Carol: Rosie & Mr. Fun

By Carol

Broken Books

My students think these books are broken . . . well all except for one. Can you guess which one. If you don't think so watch this. Seeing this was an eye-opener for me. I've never thought of books the way these students do. I've also always thought that a book was something that I needed to hold, to touch, to embrace.

I've always thought Garrison Keillor captured it well, "The great and ancient invention . . . the Book. . . . Slow to hatch, as durable as a turtle, light and shapely as befits a descendant of the tree. Closed, the objet d'book resembles a board. Open, its pale wings brush the fingertips, the spore of fresh ink and pulp excites the nose, the spine lies easily in the hand.
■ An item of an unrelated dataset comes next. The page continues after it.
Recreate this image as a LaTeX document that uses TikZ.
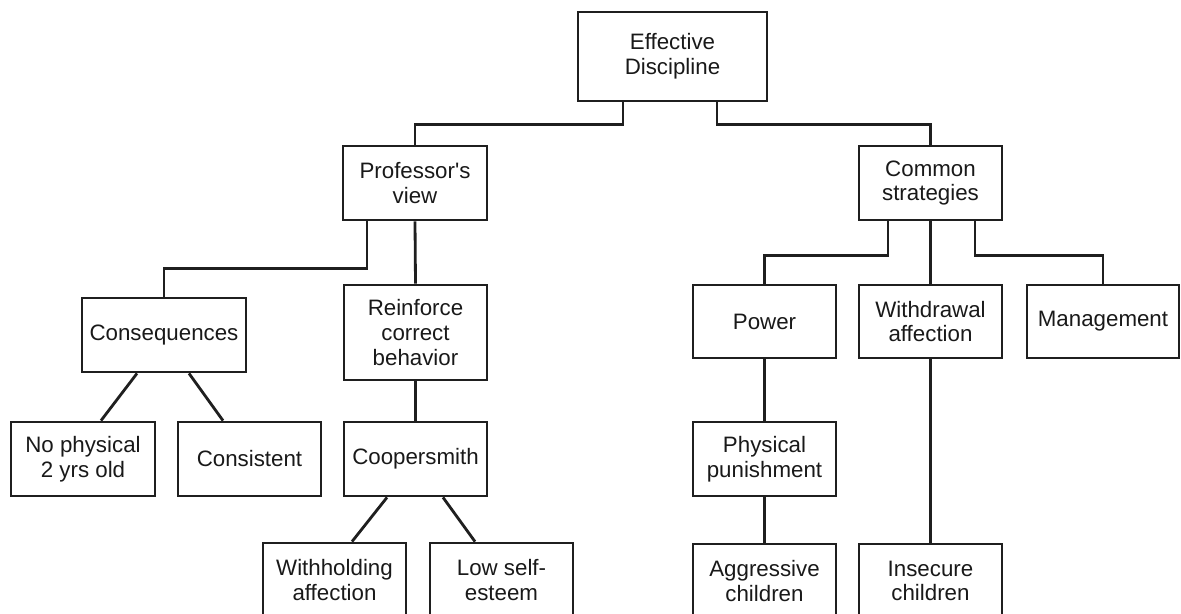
\documentclass[tikz,border=0pt]{standalone}
\usepackage{fontspec}
\setmainfont{Liberation Sans}
\begin{document}
\begin{tikzpicture}[x=0.02cm,y=-0.02cm,
  box/.style={draw=black!88,line width=1.6pt,align=center,inner sep=1pt,
    font=\fontsize{12.7}{14}\selectfont,text=black!90},
  conn/.style={draw=black!88,line width=1.6pt}]
\useasboundingbox (0,0) rectangle (1181,613);
\clip (0,0) rectangle (1181,613);
% level 0
\node[box,minimum width=3.78cm,minimum height=1.78cm] (ed) at (672.5,56.5) {Effective\\Discipline};
% level 1
\node[box,minimum width=2.88cm,minimum height=1.48cm] (prof) at (415,183) {Professor\textquotesingle s\\view};
\node[box,minimum width=2.86cm,minimum height=1.48cm] (cs) at (930.5,183) {Common\\strategies};
% level 2
\node[box,minimum width=3.28cm,minimum height=1.48cm] (cons) at (164,335) {Consequences};
\node[box,minimum width=2.86cm,minimum height=1.9cm] (reinf) at (415.5,332.5) {Reinforce\\correct\\behavior};
\node[box,minimum width=2.86cm,minimum height=1.46cm] (power) at (764.5,321.5) {Power};
\node[box,minimum width=2.86cm,minimum height=1.46cm] (withd) at (930.5,321.5) {Withdrawal\\affection};
\node[box,minimum width=3.04cm,minimum height=1.46cm] (mgmt) at (1103,321.5) {Management};
% level 3
\node[box,minimum width=2.88cm,minimum height=1.48cm] (nophys) at (83,459) {No physical\\2 yrs old};
\node[box,minimum width=2.86cm,minimum height=1.48cm] (consist) at (249.5,459) {Consistent};
\node[box,minimum width=2.86cm,minimum height=1.48cm] (coop) at (415.5,459) {Coopersmith};
\node[box,minimum width=2.86cm,minimum height=1.48cm] (phys) at (764.5,459) {Physical\\punishment};
% level 4
\node[box,minimum width=2.86cm,minimum height=1.48cm] (withh) at (334.5,580) {Withholding\\affection};
\node[box,minimum width=2.86cm,minimum height=1.48cm] (lowse) at (501.5,580) {Low self-\\esteem};
\node[box,minimum width=2.86cm,minimum height=1.48cm] (aggr) at (764.5,581) {Aggressive\\children};
\node[box,minimum width=2.86cm,minimum height=1.48cm] (insec) at (930.5,581) {Insecure\\children};
% connectors
\draw[conn] ([xshift=-0.99cm]ed.south) -- ++(0,22) -| (prof.north);
\draw[conn] ([xshift=0.89cm]ed.south) -- ++(0,22) -| (cs.north);
\draw[conn] ([xshift=-0.96cm]prof.south) -- ++(0,47) -| (cons.north);
\draw[conn] (prof.south) -- (reinf.north);
\draw[conn] ([xshift=-0.54cm]cons.south) -- ([xshift=0.36cm]nophys.north);
\draw[conn] ([xshift=0.5cm]cons.south) -- ([xshift=-0.53cm]consist.north);
\draw[conn] (reinf.south) -- (coop.north);
\draw[conn] ([xshift=-0.57cm]coop.south) -- ([xshift=0.35cm]withh.north);
\draw[conn] ([xshift=0.55cm]coop.south) -- ([xshift=-0.53cm]lowse.north);
\draw[conn] ([xshift=-0.85cm]cs.south) -- ++(0,34) -| (power.north);
\draw[conn] (cs.south) -- (withd.north);
\draw[conn] ([xshift=0.89cm]cs.south) -- ++(0,34) -| (mgmt.north);
\draw[conn] (power.south) -- (phys.north);
\draw[conn] (phys.south) -- (aggr.north);
\draw[conn] (withd.south) -- (insec.north);
\end{tikzpicture}
\end{document}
A handsome useful object begotten by the passion for truth . . . . Ages before the loudspeaker and the camera, came this lovely thing, this portable garden, which survives television, computers, censorship, lousy schools, and rotten authors. Along with the Constitution, the blues, and baseball, the democracy of letters is a common glory in our midst, visible in every library and bookstore. These stacks of boards contain our common life and keep it against the miserable days when meanness operates with a free hand and save it for the day when the lonesome reader opens the cover and the word is resurrected. The day can come next month or a hundred years from now, a book will wait."

Somehow my students don't agree at all. So on this longest day of the year, summer solstice . . . the moment the sun stands still, so to speak, before it begins its movement in the other direction, I find myself needing to stand still for a moment . . . this moment when I am between book and technology. This is a little frightening and a little exciting.

I remember being a first-time college student when I was 30-something . . . such a foreign feeling. I adjusted and could soon compete with the youngsters. I remember my first attempts making meaning at a computer . . . rather frightening. I adapted quickly and realized how easy revision could be. So here I am between a book and the need to officially read a book by way of technology.

I know lots of you have already done so. I read lots of scholarly journals, newspapers, magazines and you name it online, but I've been a hardcore lover of the "great and ancient invention" as Keillor calls them.

I don't think I'll ever give-up books. My home is filled with them and they are gotten so cheaply in the Friends of the Library store, but I am giving lots more consideration to having more and more books online. Stanford University is now going bookless.

This is certainly a new season.
Good night from Southern California.